- **Problem**
Reproduce the listing below without any change.

- **Data segment**
..............................

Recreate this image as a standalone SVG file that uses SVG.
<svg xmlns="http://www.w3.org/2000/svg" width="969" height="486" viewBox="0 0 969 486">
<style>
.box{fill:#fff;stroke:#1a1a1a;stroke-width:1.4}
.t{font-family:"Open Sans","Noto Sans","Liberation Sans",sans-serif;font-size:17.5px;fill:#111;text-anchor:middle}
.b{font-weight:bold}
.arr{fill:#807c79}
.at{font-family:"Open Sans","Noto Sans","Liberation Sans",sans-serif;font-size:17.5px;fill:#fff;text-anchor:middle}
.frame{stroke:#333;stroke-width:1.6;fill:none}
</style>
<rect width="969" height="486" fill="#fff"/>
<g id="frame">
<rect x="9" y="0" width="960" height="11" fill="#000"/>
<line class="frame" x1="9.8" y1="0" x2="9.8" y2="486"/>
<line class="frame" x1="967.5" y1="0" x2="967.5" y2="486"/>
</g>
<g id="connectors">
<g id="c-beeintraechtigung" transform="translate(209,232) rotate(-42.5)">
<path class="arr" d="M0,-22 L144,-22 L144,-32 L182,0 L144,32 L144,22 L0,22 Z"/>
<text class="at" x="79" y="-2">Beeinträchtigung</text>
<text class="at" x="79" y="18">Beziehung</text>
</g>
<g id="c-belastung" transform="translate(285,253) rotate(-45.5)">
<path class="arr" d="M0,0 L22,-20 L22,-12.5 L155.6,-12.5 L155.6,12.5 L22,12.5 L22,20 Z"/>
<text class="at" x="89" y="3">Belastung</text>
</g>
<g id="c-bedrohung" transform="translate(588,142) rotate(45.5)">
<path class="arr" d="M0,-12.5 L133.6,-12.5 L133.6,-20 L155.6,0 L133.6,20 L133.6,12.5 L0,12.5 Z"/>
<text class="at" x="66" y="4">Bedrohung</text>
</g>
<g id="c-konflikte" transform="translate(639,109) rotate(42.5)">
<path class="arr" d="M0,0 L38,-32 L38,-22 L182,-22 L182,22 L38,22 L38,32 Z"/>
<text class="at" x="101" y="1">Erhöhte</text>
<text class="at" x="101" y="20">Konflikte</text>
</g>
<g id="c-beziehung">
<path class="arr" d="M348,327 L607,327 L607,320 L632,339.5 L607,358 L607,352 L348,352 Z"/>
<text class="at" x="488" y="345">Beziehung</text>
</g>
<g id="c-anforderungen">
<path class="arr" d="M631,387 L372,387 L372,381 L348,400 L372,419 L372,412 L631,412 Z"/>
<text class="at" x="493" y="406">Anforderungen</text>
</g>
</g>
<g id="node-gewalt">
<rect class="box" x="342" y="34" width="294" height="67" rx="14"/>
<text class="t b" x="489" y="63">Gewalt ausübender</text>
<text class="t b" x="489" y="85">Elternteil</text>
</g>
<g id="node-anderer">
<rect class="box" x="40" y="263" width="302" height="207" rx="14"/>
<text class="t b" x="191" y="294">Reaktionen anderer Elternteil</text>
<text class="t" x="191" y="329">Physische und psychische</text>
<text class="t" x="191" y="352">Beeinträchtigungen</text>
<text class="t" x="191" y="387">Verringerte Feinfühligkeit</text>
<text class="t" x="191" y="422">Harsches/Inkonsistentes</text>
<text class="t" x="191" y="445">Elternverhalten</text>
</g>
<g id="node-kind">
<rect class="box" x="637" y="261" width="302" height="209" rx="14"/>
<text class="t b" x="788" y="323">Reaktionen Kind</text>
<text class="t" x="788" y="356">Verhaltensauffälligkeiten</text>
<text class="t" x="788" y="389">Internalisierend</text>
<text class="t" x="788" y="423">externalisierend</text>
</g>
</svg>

..............................

- **Expected answer**
Recreate this image as a standalone SVG file that uses SVG.
<svg xmlns="http://www.w3.org/2000/svg" width="969" height="486" viewBox="0 0 969 486">
<style>
.box{fill:#fff;stroke:#1a1a1a;stroke-width:1.4}
.t{font-family:"Open Sans","Noto Sans","Liberation Sans",sans-serif;font-size:17.5px;fill:#111;text-anchor:middle}
.b{font-weight:bold}
.arr{fill:#807c79}
.at{font-family:"Open Sans","Noto Sans","Liberation Sans",sans-serif;font-size:17.5px;fill:#fff;text-anchor:middle}
.frame{stroke:#333;stroke-width:1.6;fill:none}
</style>
<rect width="969" height="486" fill="#fff"/>
<g id="frame">
<rect x="9" y="0" width="960" height="11" fill="#000"/>
<line class="frame" x1="9.8" y1="0" x2="9.8" y2="486"/>
<line class="frame" x1="967.5" y1="0" x2="967.5" y2="486"/>
</g>
<g id="connectors">
<g id="c-beeintraechtigung" transform="translate(209,232) rotate(-42.5)">
<path class="arr" d="M0,-22 L144,-22 L144,-32 L182,0 L144,32 L144,22 L0,22 Z"/>
<text class="at" x="79" y="-2">Beeinträchtigung</text>
<text class="at" x="79" y="18">Beziehung</text>
</g>
<g id="c-belastung" transform="translate(285,253) rotate(-45.5)">
<path class="arr" d="M0,0 L22,-20 L22,-12.5 L155.6,-12.5 L155.6,12.5 L22,12.5 L22,20 Z"/>
<text class="at" x="89" y="3">Belastung</text>
</g>
<g id="c-bedrohung" transform="translate(588,142) rotate(45.5)">
<path class="arr" d="M0,-12.5 L133.6,-12.5 L133.6,-20 L155.6,0 L133.6,20 L133.6,12.5 L0,12.5 Z"/>
<text class="at" x="66" y="4">Bedrohung</text>
</g>
<g id="c-konflikte" transform="translate(639,109) rotate(42.5)">
<path class="arr" d="M0,0 L38,-32 L38,-22 L182,-22 L182,22 L38,22 L38,32 Z"/>
<text class="at" x="101" y="1">Erhöhte</text>
<text class="at" x="101" y="20">Konflikte</text>
</g>
<g id="c-beziehung">
<path class="arr" d="M348,327 L607,327 L607,320 L632,339.5 L607,358 L607,352 L348,352 Z"/>
<text class="at" x="488" y="345">Beziehung</text>
</g>
<g id="c-anforderungen">
<path class="arr" d="M631,387 L372,387 L372,381 L348,400 L372,419 L372,412 L631,412 Z"/>
<text class="at" x="493" y="406">Anforderungen</text>
</g>
</g>
<g id="node-gewalt">
<rect class="box" x="342" y="34" width="294" height="67" rx="14"/>
<text class="t b" x="489" y="63">Gewalt ausübender</text>
<text class="t b" x="489" y="85">Elternteil</text>
</g>
<g id="node-anderer">
<rect class="box" x="40" y="263" width="302" height="207" rx="14"/>
<text class="t b" x="191" y="294">Reaktionen anderer Elternteil</text>
<text class="t" x="191" y="329">Physische und psychische</text>
<text class="t" x="191" y="352">Beeinträchtigungen</text>
<text class="t" x="191" y="387">Verringerte Feinfühligkeit</text>
<text class="t" x="191" y="422">Harsches/Inkonsistentes</text>
<text class="t" x="191" y="445">Elternverhalten</text>
</g>
<g id="node-kind">
<rect class="box" x="637" y="261" width="302" height="209" rx="14"/>
<text class="t b" x="788" y="323">Reaktionen Kind</text>
<text class="t" x="788" y="356">Verhaltensauffälligkeiten</text>
<text class="t" x="788" y="389">Internalisierend</text>
<text class="t" x="788" y="423">externalisierend</text>
</g>
</svg>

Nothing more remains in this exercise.